··· Input material ···
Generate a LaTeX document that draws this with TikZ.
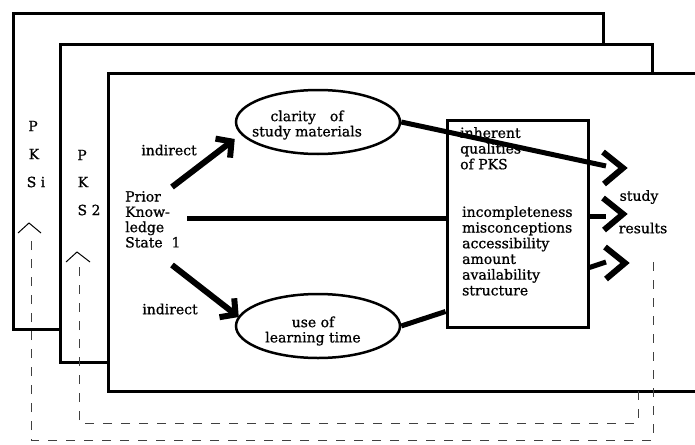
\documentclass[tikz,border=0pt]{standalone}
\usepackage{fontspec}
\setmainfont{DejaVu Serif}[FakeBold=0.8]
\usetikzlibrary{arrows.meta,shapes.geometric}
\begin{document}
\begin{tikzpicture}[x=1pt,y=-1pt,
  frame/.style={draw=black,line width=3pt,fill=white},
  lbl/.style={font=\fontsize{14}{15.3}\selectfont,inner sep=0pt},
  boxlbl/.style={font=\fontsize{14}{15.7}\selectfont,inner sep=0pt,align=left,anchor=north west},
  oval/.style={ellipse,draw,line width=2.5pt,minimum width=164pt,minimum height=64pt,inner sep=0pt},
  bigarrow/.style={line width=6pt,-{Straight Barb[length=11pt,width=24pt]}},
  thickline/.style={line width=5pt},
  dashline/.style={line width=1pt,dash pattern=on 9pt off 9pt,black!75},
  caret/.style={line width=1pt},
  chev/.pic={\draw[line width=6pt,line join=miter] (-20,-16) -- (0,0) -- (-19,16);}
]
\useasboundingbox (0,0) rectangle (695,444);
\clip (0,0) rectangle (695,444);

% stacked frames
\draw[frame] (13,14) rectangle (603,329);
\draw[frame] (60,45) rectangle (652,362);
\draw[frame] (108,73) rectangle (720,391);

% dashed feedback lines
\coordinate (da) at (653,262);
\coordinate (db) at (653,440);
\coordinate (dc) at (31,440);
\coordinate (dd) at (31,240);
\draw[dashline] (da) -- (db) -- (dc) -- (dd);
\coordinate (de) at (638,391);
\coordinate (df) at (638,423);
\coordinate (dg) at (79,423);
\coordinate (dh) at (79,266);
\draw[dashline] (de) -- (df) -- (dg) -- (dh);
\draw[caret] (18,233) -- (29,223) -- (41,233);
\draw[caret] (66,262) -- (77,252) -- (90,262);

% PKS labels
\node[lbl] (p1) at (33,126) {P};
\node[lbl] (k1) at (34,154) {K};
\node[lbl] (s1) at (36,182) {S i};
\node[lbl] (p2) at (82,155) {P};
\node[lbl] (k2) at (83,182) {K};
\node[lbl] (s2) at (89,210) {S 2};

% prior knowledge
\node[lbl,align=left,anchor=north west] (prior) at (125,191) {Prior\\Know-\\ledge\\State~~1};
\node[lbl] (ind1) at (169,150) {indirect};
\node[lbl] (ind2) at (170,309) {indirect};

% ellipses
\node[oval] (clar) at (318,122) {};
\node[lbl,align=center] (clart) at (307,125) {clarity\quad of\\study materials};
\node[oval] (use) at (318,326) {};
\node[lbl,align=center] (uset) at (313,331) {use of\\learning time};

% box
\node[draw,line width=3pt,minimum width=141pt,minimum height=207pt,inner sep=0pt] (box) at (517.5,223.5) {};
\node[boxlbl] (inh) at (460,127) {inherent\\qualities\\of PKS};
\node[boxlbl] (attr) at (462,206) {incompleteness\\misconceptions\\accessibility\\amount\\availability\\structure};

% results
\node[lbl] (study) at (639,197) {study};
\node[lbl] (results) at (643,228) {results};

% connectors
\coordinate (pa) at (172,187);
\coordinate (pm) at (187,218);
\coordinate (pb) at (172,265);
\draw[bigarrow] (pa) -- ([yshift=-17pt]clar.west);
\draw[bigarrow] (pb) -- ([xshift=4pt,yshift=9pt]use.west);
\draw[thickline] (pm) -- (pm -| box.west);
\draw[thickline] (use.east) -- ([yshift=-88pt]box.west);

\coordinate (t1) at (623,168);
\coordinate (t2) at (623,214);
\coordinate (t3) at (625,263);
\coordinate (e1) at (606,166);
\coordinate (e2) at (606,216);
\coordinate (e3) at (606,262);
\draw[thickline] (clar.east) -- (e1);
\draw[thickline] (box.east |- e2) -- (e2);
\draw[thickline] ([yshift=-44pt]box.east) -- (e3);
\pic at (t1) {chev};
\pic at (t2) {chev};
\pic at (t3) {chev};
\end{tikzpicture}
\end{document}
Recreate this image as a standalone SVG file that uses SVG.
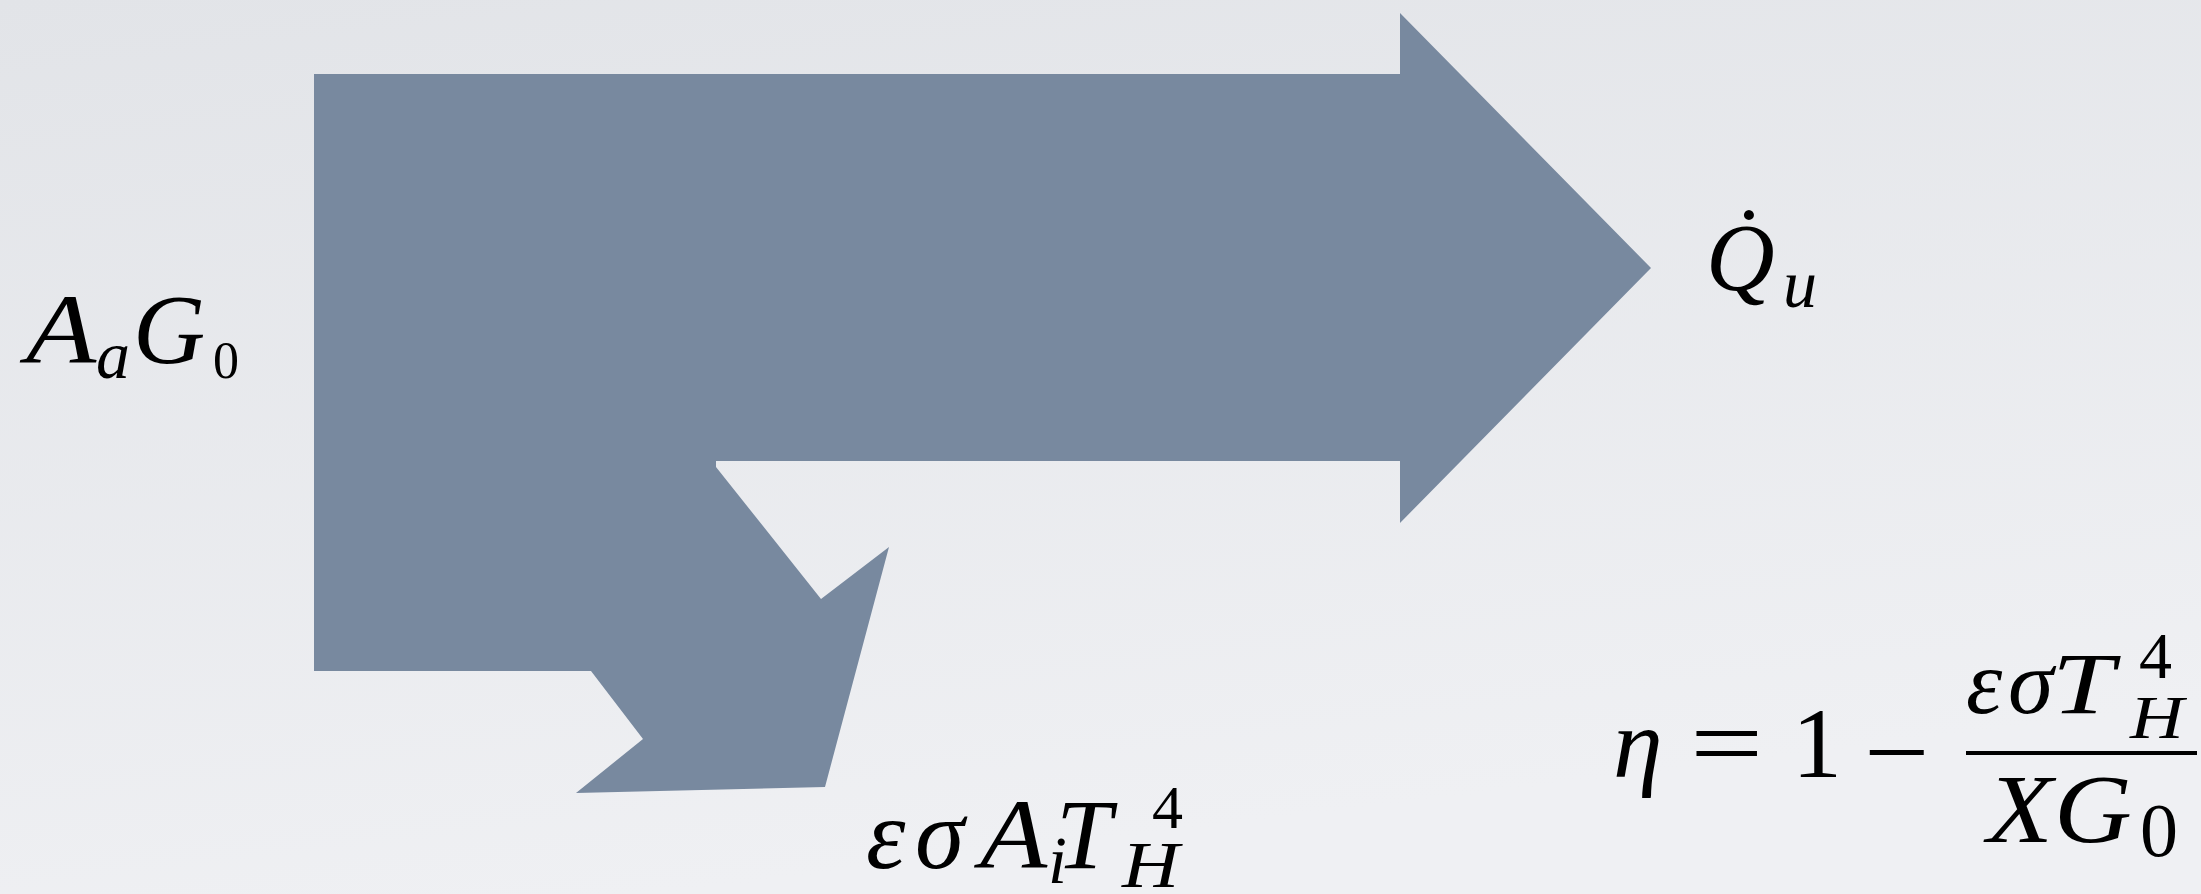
···
Exercise: What is the number of lines above that hold the string "standalone"? Answer with that number alone.

Finished answer: 2